**Work instructions**
Quote the whole listing exactly. Leave the pictures out of your copy.

**Supplied records**
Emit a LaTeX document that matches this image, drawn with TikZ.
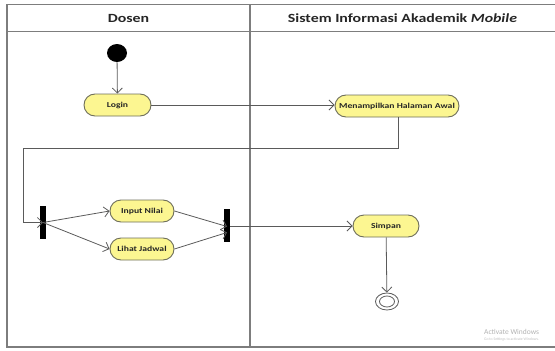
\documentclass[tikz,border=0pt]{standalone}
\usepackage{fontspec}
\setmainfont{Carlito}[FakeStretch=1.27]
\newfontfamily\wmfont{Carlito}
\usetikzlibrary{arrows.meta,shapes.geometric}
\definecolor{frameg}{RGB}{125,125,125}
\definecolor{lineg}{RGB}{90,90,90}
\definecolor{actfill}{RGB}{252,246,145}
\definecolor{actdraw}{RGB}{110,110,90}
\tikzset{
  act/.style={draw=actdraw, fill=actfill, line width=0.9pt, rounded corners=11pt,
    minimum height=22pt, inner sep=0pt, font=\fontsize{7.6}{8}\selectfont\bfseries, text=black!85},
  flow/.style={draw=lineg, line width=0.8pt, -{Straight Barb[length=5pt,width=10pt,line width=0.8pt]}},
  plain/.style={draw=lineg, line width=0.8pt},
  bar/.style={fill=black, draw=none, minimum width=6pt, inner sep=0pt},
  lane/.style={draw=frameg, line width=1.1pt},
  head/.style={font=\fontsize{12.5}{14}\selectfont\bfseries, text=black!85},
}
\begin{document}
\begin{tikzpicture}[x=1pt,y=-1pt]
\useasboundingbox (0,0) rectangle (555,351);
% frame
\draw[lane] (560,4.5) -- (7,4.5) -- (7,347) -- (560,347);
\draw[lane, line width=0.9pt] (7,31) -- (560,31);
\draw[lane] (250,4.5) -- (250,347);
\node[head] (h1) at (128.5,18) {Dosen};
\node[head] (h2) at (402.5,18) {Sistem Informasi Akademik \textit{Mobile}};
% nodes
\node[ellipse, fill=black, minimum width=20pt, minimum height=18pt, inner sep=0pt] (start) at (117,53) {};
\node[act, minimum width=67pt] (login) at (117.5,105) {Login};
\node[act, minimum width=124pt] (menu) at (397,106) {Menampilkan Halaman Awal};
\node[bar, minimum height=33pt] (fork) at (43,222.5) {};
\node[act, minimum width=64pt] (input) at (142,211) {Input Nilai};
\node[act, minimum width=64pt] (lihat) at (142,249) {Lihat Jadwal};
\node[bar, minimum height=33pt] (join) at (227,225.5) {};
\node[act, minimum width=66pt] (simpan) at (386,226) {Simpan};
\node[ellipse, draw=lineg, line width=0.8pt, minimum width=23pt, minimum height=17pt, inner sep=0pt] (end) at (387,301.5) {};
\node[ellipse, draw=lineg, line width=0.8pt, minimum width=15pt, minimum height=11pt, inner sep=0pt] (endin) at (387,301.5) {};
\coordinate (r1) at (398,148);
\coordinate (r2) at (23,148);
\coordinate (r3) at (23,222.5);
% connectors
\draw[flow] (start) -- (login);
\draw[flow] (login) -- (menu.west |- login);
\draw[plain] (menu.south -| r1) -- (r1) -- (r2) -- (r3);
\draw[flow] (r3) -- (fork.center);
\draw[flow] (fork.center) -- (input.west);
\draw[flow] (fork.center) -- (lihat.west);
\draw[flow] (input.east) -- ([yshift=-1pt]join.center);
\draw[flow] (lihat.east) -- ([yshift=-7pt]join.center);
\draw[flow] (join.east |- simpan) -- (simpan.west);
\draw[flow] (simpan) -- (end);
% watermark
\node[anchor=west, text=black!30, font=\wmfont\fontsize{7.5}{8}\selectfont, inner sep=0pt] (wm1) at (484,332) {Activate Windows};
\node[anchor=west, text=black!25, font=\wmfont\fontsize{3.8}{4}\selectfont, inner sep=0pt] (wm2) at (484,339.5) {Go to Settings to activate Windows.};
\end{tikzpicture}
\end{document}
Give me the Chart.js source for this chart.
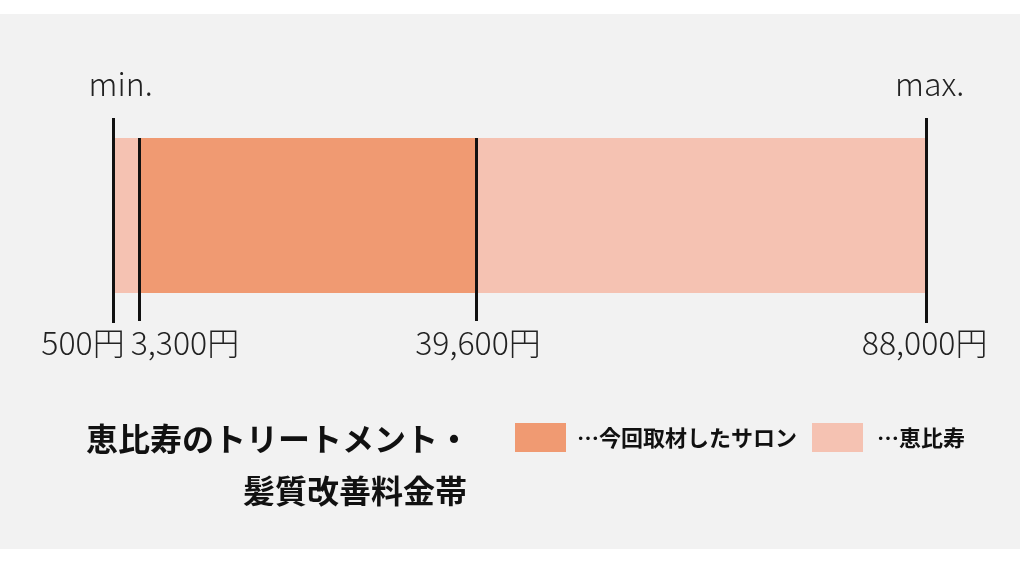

**Solved exercise**
Emit a LaTeX document that matches this image, drawn with TikZ.
\documentclass[tikz,border=0pt]{standalone}
\usepackage{fontspec}
\setmainfont{Carlito}[FakeStretch=1.27]
\newfontfamily\wmfont{Carlito}
\usetikzlibrary{arrows.meta,shapes.geometric}
\definecolor{frameg}{RGB}{125,125,125}
\definecolor{lineg}{RGB}{90,90,90}
\definecolor{actfill}{RGB}{252,246,145}
\definecolor{actdraw}{RGB}{110,110,90}
\tikzset{
  act/.style={draw=actdraw, fill=actfill, line width=0.9pt, rounded corners=11pt,
    minimum height=22pt, inner sep=0pt, font=\fontsize{7.6}{8}\selectfont\bfseries, text=black!85},
  flow/.style={draw=lineg, line width=0.8pt, -{Straight Barb[length=5pt,width=10pt,line width=0.8pt]}},
  plain/.style={draw=lineg, line width=0.8pt},
  bar/.style={fill=black, draw=none, minimum width=6pt, inner sep=0pt},
  lane/.style={draw=frameg, line width=1.1pt},
  head/.style={font=\fontsize{12.5}{14}\selectfont\bfseries, text=black!85},
}
\begin{document}
\begin{tikzpicture}[x=1pt,y=-1pt]
\useasboundingbox (0,0) rectangle (555,351);
% frame
\draw[lane] (560,4.5) -- (7,4.5) -- (7,347) -- (560,347);
\draw[lane, line width=0.9pt] (7,31) -- (560,31);
\draw[lane] (250,4.5) -- (250,347);
\node[head] (h1) at (128.5,18) {Dosen};
\node[head] (h2) at (402.5,18) {Sistem Informasi Akademik \textit{Mobile}};
% nodes
\node[ellipse, fill=black, minimum width=20pt, minimum height=18pt, inner sep=0pt] (start) at (117,53) {};
\node[act, minimum width=67pt] (login) at (117.5,105) {Login};
\node[act, minimum width=124pt] (menu) at (397,106) {Menampilkan Halaman Awal};
\node[bar, minimum height=33pt] (fork) at (43,222.5) {};
\node[act, minimum width=64pt] (input) at (142,211) {Input Nilai};
\node[act, minimum width=64pt] (lihat) at (142,249) {Lihat Jadwal};
\node[bar, minimum height=33pt] (join) at (227,225.5) {};
\node[act, minimum width=66pt] (simpan) at (386,226) {Simpan};
\node[ellipse, draw=lineg, line width=0.8pt, minimum width=23pt, minimum height=17pt, inner sep=0pt] (end) at (387,301.5) {};
\node[ellipse, draw=lineg, line width=0.8pt, minimum width=15pt, minimum height=11pt, inner sep=0pt] (endin) at (387,301.5) {};
\coordinate (r1) at (398,148);
\coordinate (r2) at (23,148);
\coordinate (r3) at (23,222.5);
% connectors
\draw[flow] (start) -- (login);
\draw[flow] (login) -- (menu.west |- login);
\draw[plain] (menu.south -| r1) -- (r1) -- (r2) -- (r3);
\draw[flow] (r3) -- (fork.center);
\draw[flow] (fork.center) -- (input.west);
\draw[flow] (fork.center) -- (lihat.west);
\draw[flow] (input.east) -- ([yshift=-1pt]join.center);
\draw[flow] (lihat.east) -- ([yshift=-7pt]join.center);
\draw[flow] (join.east |- simpan) -- (simpan.west);
\draw[flow] (simpan) -- (end);
% watermark
\node[anchor=west, text=black!30, font=\wmfont\fontsize{7.5}{8}\selectfont, inner sep=0pt] (wm1) at (484,332) {Activate Windows};
\node[anchor=west, text=black!25, font=\wmfont\fontsize{3.8}{4}\selectfont, inner sep=0pt] (wm2) at (484,339.5) {Go to Settings to activate Windows.};
\end{tikzpicture}
\end{document}
Give me the Chart.js source for this chart.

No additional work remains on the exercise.